Así en la ESMA. Y así hacia afuera. Porque así operó, de hecho, el terrorismo de Estado en su proyección a la sociedad como tal. Dando a ver (porque hay cosas que se veían), dando a saber (porque hay cosas que se sabían); y a la vez ocultando, escamoteando, encubriendo. En la ESMA: la muerte estaba ahí (¿dónde, sino ahí, estaba la muerte?) y a la vez, como dice Feld, “muy pocas veces era visible”, “Los testimonios de sobrevivientes hablan de ruidos, de un ambiente muy tenso, de momentos en que no los dejaban circular por el Casino de Oficiales. Ninguno de ellos presenció directamente estas acciones”. En la Argentina en general: el terror se impuso como manifestación necesariamente ostensible, como mostración de la acción represiva con fines de intimidación; y a la vez, como sabemos, la represión del Estado fue clandestina, fue ilegal, fue secreta, destruyó o sustrajo sus registros, borró sus huellas. Y todo ese ocultamiento, toda esa equivocidad artera, fue parte de la maquinaria del terror. No muertos, sino desaparecidos. No cuerpos, sino ausencias. No información, sino incertidumbre. Toda pregunta esgrimida con pretensión de respuesta cerrada es por ende de por sí una mentira, una forma acaso alevosa de faltar a la verdad.

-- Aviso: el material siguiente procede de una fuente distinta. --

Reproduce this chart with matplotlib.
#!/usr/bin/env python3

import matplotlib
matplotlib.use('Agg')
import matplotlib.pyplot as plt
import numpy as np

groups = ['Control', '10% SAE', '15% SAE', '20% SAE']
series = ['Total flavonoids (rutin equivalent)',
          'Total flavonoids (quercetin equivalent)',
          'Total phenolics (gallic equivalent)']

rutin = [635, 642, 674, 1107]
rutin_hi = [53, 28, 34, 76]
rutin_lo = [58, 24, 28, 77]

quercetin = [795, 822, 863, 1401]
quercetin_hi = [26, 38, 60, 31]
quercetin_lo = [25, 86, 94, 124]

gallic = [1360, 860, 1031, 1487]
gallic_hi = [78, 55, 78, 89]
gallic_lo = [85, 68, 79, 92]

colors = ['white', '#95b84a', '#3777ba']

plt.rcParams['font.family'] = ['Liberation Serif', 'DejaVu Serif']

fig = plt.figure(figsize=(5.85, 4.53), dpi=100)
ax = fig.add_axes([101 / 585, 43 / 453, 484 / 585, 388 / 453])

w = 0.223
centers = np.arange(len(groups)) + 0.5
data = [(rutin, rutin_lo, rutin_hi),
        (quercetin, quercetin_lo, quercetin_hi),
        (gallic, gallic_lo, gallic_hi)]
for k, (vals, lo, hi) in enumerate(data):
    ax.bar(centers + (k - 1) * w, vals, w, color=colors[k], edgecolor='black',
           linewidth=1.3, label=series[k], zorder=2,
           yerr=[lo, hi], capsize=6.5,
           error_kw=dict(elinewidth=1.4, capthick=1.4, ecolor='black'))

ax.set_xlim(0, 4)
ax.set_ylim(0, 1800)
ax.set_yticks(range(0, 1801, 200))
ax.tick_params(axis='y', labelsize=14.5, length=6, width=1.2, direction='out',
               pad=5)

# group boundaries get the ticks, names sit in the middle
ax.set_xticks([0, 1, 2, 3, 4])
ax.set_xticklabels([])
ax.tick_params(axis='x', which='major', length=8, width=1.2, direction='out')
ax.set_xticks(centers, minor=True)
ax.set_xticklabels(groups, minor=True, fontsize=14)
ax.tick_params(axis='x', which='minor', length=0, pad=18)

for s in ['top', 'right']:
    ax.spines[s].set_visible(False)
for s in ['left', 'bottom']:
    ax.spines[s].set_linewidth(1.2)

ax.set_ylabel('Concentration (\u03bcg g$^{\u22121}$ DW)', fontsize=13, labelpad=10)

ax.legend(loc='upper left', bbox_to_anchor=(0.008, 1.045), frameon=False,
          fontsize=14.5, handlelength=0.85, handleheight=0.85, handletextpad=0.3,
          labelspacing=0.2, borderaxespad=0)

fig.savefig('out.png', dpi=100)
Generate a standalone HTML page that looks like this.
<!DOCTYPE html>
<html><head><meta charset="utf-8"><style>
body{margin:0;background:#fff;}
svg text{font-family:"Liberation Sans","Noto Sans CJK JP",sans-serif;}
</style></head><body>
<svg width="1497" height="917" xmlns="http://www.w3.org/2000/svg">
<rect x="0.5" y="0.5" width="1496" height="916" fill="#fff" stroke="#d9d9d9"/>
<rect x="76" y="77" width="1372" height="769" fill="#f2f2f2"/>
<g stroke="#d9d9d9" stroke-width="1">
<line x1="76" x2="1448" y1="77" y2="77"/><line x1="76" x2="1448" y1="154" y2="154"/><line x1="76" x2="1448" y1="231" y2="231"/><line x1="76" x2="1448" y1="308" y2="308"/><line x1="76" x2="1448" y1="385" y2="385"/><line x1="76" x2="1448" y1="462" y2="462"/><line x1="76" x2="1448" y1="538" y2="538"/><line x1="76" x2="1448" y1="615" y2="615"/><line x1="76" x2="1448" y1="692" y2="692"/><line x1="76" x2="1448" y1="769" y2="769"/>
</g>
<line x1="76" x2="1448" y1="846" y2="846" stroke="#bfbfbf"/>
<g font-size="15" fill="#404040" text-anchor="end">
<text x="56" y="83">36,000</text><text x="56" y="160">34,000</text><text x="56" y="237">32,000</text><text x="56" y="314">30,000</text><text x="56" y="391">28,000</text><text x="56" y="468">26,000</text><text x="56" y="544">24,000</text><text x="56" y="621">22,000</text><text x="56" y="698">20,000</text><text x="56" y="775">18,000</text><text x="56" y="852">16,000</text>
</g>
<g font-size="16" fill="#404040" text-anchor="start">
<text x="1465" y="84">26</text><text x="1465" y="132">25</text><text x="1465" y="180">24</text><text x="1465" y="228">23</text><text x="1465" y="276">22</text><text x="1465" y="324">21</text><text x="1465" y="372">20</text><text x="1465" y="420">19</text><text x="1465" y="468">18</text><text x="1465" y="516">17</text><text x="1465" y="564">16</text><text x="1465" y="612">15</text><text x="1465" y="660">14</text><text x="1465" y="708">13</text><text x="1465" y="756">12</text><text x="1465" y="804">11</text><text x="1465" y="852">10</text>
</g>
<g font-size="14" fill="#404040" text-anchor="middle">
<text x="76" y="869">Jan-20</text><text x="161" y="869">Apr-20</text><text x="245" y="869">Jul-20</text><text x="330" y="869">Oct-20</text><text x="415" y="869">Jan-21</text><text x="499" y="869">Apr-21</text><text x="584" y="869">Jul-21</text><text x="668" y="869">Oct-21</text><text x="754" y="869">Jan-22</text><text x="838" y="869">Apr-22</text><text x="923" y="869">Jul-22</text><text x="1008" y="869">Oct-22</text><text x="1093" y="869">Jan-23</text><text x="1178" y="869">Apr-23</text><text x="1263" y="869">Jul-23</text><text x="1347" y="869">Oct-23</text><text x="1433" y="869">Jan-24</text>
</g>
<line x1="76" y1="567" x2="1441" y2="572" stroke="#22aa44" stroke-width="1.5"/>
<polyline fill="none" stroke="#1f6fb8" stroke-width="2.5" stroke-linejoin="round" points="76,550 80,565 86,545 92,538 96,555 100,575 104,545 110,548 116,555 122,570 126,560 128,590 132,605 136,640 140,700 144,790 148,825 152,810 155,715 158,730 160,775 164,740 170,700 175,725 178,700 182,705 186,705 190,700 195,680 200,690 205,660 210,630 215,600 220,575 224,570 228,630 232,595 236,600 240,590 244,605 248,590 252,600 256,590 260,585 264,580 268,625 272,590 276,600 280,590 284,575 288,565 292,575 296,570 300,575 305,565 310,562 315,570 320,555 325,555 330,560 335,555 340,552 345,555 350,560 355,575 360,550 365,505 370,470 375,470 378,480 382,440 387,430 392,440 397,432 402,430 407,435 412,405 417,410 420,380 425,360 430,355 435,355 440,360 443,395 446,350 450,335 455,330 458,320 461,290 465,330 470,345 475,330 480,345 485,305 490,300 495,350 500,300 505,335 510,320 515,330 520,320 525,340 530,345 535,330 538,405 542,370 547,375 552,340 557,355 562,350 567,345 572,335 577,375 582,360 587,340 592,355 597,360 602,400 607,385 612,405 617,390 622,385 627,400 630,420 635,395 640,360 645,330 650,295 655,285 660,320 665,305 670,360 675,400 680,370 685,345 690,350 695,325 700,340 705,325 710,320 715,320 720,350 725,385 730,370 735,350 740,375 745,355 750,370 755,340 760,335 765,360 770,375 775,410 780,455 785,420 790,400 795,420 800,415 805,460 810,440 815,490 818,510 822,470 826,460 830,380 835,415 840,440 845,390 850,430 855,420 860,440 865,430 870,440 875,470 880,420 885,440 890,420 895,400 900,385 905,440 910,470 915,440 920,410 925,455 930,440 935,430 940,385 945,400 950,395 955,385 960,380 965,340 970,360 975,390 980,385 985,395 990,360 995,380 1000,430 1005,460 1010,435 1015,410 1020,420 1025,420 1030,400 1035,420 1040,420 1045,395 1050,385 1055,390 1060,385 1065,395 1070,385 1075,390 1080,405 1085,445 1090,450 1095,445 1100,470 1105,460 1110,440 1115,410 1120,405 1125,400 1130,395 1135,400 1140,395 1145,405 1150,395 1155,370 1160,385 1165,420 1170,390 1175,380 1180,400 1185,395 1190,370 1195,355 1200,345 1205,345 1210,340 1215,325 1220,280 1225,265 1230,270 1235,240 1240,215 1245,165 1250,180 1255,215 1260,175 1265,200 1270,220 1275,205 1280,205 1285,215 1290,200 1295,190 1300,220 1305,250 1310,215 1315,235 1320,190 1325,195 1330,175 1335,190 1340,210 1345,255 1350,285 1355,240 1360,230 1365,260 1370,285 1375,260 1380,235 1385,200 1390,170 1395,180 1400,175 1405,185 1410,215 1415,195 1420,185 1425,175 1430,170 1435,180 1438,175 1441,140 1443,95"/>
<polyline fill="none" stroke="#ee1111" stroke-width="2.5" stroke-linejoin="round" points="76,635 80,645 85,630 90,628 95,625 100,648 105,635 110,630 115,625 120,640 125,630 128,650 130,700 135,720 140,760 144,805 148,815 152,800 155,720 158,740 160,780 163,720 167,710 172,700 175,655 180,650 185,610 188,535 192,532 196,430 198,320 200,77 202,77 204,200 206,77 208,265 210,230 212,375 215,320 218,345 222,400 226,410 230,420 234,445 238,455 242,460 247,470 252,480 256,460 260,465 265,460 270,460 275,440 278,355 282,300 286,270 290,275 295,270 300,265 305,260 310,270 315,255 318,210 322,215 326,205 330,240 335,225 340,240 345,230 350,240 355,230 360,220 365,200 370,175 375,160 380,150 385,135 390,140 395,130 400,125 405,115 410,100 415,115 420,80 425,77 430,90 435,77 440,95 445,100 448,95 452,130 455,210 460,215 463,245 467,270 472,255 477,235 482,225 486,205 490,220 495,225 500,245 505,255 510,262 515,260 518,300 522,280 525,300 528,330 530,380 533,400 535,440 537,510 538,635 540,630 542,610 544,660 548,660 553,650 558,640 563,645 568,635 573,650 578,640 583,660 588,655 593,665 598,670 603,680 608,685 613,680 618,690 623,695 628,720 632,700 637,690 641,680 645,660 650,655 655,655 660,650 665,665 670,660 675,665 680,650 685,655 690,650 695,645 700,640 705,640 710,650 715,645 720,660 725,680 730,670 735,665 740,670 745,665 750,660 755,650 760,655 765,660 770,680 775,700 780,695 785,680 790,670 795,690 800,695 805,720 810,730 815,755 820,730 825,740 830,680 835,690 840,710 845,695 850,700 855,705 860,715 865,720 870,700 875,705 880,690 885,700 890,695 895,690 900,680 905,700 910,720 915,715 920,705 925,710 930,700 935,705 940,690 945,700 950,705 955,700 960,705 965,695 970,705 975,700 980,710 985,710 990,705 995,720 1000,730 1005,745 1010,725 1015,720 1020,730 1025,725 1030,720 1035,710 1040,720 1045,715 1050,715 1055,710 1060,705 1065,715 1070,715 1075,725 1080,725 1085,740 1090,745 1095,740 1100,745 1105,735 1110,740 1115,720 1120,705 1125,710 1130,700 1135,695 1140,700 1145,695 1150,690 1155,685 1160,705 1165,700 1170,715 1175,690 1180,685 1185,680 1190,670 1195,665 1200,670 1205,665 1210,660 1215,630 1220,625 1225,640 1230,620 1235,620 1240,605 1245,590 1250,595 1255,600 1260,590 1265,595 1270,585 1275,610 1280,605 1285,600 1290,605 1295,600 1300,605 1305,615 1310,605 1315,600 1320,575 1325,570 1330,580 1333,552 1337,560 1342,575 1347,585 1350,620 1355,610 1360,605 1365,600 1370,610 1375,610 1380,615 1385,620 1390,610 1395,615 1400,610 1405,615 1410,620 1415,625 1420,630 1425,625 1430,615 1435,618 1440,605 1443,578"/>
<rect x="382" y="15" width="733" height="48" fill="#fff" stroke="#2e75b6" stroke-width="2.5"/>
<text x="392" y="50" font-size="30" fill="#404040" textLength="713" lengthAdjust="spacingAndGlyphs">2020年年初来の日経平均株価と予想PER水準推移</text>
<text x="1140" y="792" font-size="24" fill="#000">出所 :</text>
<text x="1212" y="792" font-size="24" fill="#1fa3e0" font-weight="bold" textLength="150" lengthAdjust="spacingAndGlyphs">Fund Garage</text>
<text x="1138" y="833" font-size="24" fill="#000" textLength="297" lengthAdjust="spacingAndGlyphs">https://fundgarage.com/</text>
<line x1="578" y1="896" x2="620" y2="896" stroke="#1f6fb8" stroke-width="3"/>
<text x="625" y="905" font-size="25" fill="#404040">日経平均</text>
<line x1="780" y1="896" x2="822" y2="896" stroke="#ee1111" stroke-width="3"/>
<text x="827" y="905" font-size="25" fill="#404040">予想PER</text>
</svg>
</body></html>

Cuenta Lisandro Cubas lo que pasó cuando fue forzado a viajar a Bahía Blanca en un avión en el que iba nada menos que Anaya: viajó clandestinamente, debía “pasar desapercibido” incluso para el mismísimo Anaya. Cuenta Ana María Soffiantini lo que pasó cuando la sacaron de la ESMA para ir a dar una vuelta en auto por la ciudad: ella y una compañera levantaron las manos para mostrar por las ventanillas que iban esposadas, pero “constataron que nadie las había notado”. Cuenta Adriana Marcus lo que pasó cuando las llevaron a comer a un restaurante muy concurrido, cena atroz de torturadores y torturadas, de violadores y violadas: “un grupo atípico de víctimas y represores pasaba inadvertido”. Esa lógica del terror: la de lo que queda a la vista y al mismo tiempo no se ve, la de lo que se exhibe y al mismo tiempo pasará desapercibido, la de la anormalidad más aberrante que puede no obstante integrarse a una normalidad, la de la situación inconcebible que puede sin embargo formar parte de una escena cotidiana. “¿Cómo narrar los hechos reales?”, se preguntaba Ricardo Piglia en 1980 en el comienzo de Respiración artificial. Este libro en más de un sentido retoma esa formulación, la adopta, la prolonga, la amplifica y se plantea: ¿Cómo comprenderlos?